Freeholder Districts Remain Status Quo in Atlantic County
District 4 remains untouched. County Democrats proposed replacing Brigantine with Egg Harbor City in the district that includes Galloway Township.
It will be at least 10 more years before any significant changes can be made to the Atlantic County voting districts currently in place for freeholder elections.
Judge Dennis Braithwaite voted in favor of the Atlantic County Republicans’ redistricting map Tuesday afternoon, Nov. 29, giving the Republicans the 3-2 edge and maintaining the status quo, for the most part.
Every Census cycle brings with it talk of legislative redistricting, and this time around, the county Democrats submitted a map they said they felt lent itself to more competitive elections. Part of the plan proposed leaving Galloway Township in District 4, but replacing Brigantine with Egg Harbor City, moving Brigantine into a district with Atlantic City, and separating Atlantic City and Pleasantville.
However, Braithwaite stated in his decision Tuesday afternoon at the old county courthouse in May Landing he felt the Republicans’ map leaves districts more equal in population, more compact, would call for less voter disruption and fully respects communities of interest.
“The public comment (at the previous meeting on Nov. 18) was overwhelmingly in favor of (the Republican map),” Braithwaite said, before he cast the deciding vote in a 2-2 deadlock, with Republicans Keith Davis and Jorge Coombs on one side and Democrats Doug Brown and Paula Dunn on the other. “ … I believe the Republican map was more fair for the voters.”
All five were part of a special commission of appointed representatives selected by Davis to determine what the new map would look like following the 2010 Census, which showed changes in population in Districts 1, 2 and 3, but not in Districts 4 and 5.
“Our map was more reflective of the populations,” Davis said. “It’s more compact, more equal and more reflective of the communities, and the judge agreed. This is good for Atlantic County.”
District 4 remains untouched, with Galloway Township, Brigantine, Port Republic and Absecon remaining together; Atlantic City and Pleasantville will remain together in District 1; and Egg Harbor City will remain in District 5.
Engineer Kevin Zelinksy of Remington and Vernick was appointed to examine what type of disruption each map would pose to the county, among other factors.
He found the Democratic map would have an impact on 38.80 percent of the county, overall, while the Republican map would have an impact on 12.33 percent of the county, overall.
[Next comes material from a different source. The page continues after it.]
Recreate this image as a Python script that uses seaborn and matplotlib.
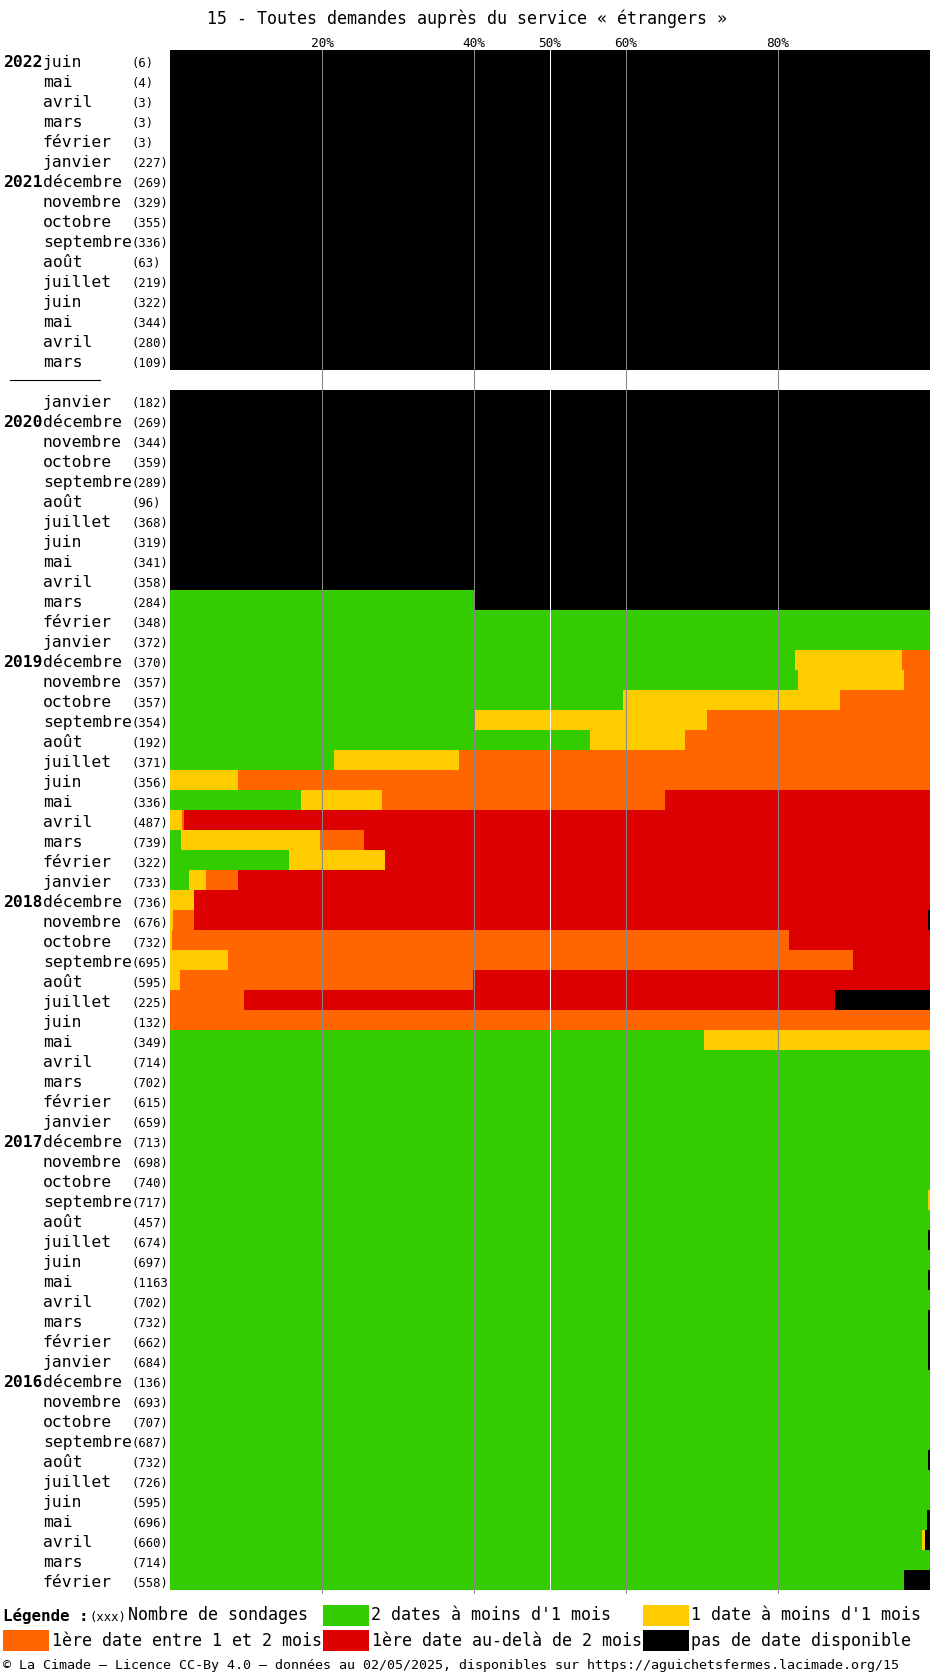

These percentages represent the portion of the county that would be voting for new candidates for the first time.
Complete stats for each plan are documented in the two PDFs attached to this story.
“I think the people have taken in the process in a positive manner, worked amiably together, and I think the process worked quite well,” Brown said.
“Although I am not surprised by the decision, I am still disappointed,” Galloway Township Democratic Party Chair Michael Suleiman said. “Atlantic County needs fair and competitive election districts for freeholder, and I stand by the belief that the Republicans’ map gives the Republican party an inherent electoral advantage. I will continue to work hard to end one-party rule of the Atlantic County Freeholder Board and support candidates who put Atlantic County’s middle class and seniors first.”
His thoughts were also voiced on Thursday by Estell Manor resident Creed Progue, the only person from the public who spoke.
“In the first district, there’s not serious competition,” Progue said. “In other districts, there’s a major disparity. (The Democrats’ map) would make Pleasantville a large portion of another district. It would be their first chance in 30 years to have a freeholder.”
Davis pointed out that in 2008, President Barack Obama did well in areas thought to be under the stranglehold of the Republicans, and former New Jersey governors and Democrats Jim McGreevey and Jon Corzine have also fared well.
“A good candidate who advances the interests of the community can win in any district,” Davis said.
Suleiman reiterated that his party would work hard to pick up seats as it moves beyond this process.
"I like our prospects of picking up seats in 2012," Suleiman said, stating that freeholder seats in both District 2 and District 5 will be contested next year.